Gary Christian, Secretary for Drug Free Australia, has pointed to the lack of success by the Kings Cross Injecting Centre (MSIC) in reducing overdose deaths in the Kings Cross area. He said, “Tracking of overdose deaths in the Kings Cross area from 5 years before the injecting room opened compared with the 9 years after the injecting room was opened showed no change whatsoever in the percentage of deaths in the area as compared to the rest of NSW. The KPMG review showed that Kings Cross had 12% of NSW opiate deaths before the commencement of the MSIC, and in the 9 years after it remained at 12%, such has been its failure to make any difference.”

Evidence given to the NSW Parliament indicates that overdoses in the Kings Cross injecting room are 32 times higher than the overdose histories of those entering the injecting room, indicating that clients are experimenting with higher doses of opiates and cocktails of drugs knowing that if they should overdose in their experimentation, someone will bring them around. NSW Hansard records testimony from ex-clients of the injecting room who were rehabilitating from drugs that experimentation with higher doses of drugs is the reason for the inordinately high overdose rate in the room.

The question now appears to not be about ‘best practice’, but simply what emotive or socio-political drivers dictate when it comes to drug policy – So, where do you land? If you’re all for drug use, then another conversation and investigation in to the why of that is your priority. However, the disturbing reality for the tens of thousands of ex-users who already know the ultimate outcome of illicit drug use is. The reality is, those conversations and investigations are near impossible for a person using the substance in a culture that passively, no, actively permits it!

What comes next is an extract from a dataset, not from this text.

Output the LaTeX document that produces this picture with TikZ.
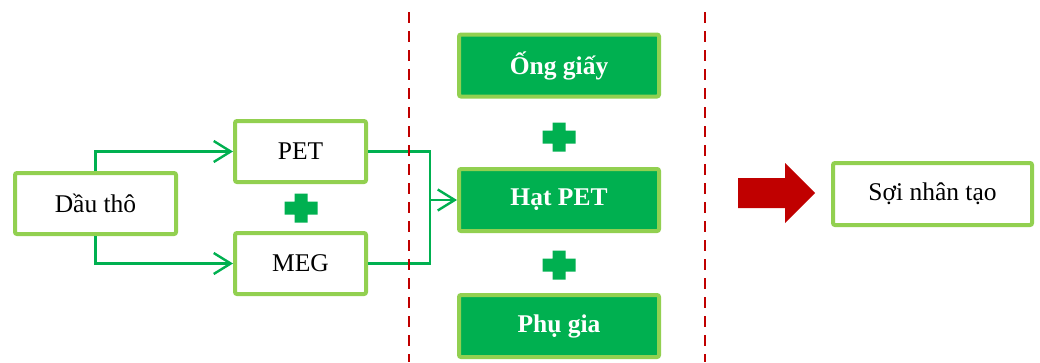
\documentclass[tikz,border=0pt]{standalone}
\usepackage{fontspec}
\setmainfont{Liberation Serif}
\usetikzlibrary{arrows.meta}
\definecolor{lgreen}{HTML}{92D050}
\definecolor{dgreen}{HTML}{00B050}
\definecolor{dred}{HTML}{C00000}
\tikzset{
  box/.style={draw=lgreen, line width=4pt, rounded corners=2pt, fill=white,
    inner sep=0pt, font=\fontsize{25.5}{30}\selectfont},
  gbox/.style={box, fill=dgreen, text=white, font=\fontsize{25.5}{30}\selectfont\bfseries,
    minimum width=200pt, minimum height=62pt},
  conn/.style={draw=dgreen, line width=2.4pt, -{Straight Barb[length=17pt,width=21pt,line width=2.4pt]}},
  connplain/.style={draw=dgreen, line width=2.4pt},
  divider/.style={draw=dred, line width=2.5pt, dash pattern=on 11pt off 8pt},
  plussign/.pic={\fill[dgreen] (-6.5,-14.5) -- (6.5,-14.5) -- (6.5,-6.5) -- (16.5,-6.5) -- (16.5,6.5)
      -- (6.5,6.5) -- (6.5,14.5) -- (-6.5,14.5) -- (-6.5,6.5) -- (-16.5,6.5) -- (-16.5,-6.5) -- (-6.5,-6.5) -- cycle;}
}
\begin{document}
\begin{tikzpicture}[x=1pt,y=-1pt]
\useasboundingbox (0,0) rectangle (1040,362);
% dividers
\draw[divider] (409,12) -- (409,362);
\draw[divider] (705,12) -- (705,362);
% left nodes
\node[box, minimum width=161pt, minimum height=61pt] (D) at (95.5,203.5) {Dầu thô};
\node[box, minimum width=131pt, minimum height=61pt] (PET) at (300.5,151.5) {PET};
\node[box, minimum width=131pt, minimum height=61pt] (MEG) at (300.5,263.5) {MEG};
\pic at (301,208) {plussign};
% middle nodes
\node[gbox] (O) at (559,65.5) {Ống giấy};
\node[gbox] (H) at (559,200) {Hạt PET};
\node[gbox] (P) at (559,326) {Phụ gia};
\pic at (559,137) {plussign};
\pic at (559,265) {plussign};
% right
\node[box, minimum width=199pt, minimum height=62pt] (S) at (932.5,194) {Sợi nhân tạo};
\fill[dred] (738,178) -- (785,178) -- (785,163) -- (815,193) -- (785,223) -- (785,208) -- (738,208) -- cycle;
% connectors
\coordinate (m) at (430,200);
\draw[conn] (D.north) |- (PET.west);
\draw[conn] (D.south) |- (MEG.west);
\draw[connplain] (PET.east) -| (m);
\draw[connplain] (MEG.east) -| (m);
\draw[conn] (m) -- (H.west);
% redraw divider over connectors
\begin{scope}
\clip (400,140) rectangle (418,275);
\draw[divider] (409,12) -- (409,362);
\end{scope}
\end{tikzpicture}
\end{document}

Any enterprise that inadvertently enables, empowers or equips ongoing illicit drug use has already breached best health care practice. Harm Reduction can never be about the support of on-going, health diminishing substance use. Caring, responsible and civic minded clinicians and policy makers will always be focused on movement toward exit from, and cessation of drug use. Mechanisms that enable any government agency to send a message to the community that we are not only supporting, but enabling tax payer funded illicit drug use, not only breaches care for the illegal drug user, but breaches international conventions. It also demonstrates a lack of concern for most of the non-drug using community.

I trust a thorough ‘best practice’ consideration of any drug policy ‘strategy’ will always seek to reduce demand for and use of any illicit drug, if not for the sake of the drug user, then for the wider community, who the vast majority of are illicit drug free. Our emerging generation need proactive and protective mechanisms to give them best chance to live drug free lives.

Let us be very clear, we are not conducting a ‘war against drugs’. We are however fighting for the brains, potentials, and in many instances, the very future of an entire emerging generation. (Dr Bertha Madras – Harvard) That for any caring civic minded human being is a fight worth having, and one worth joining!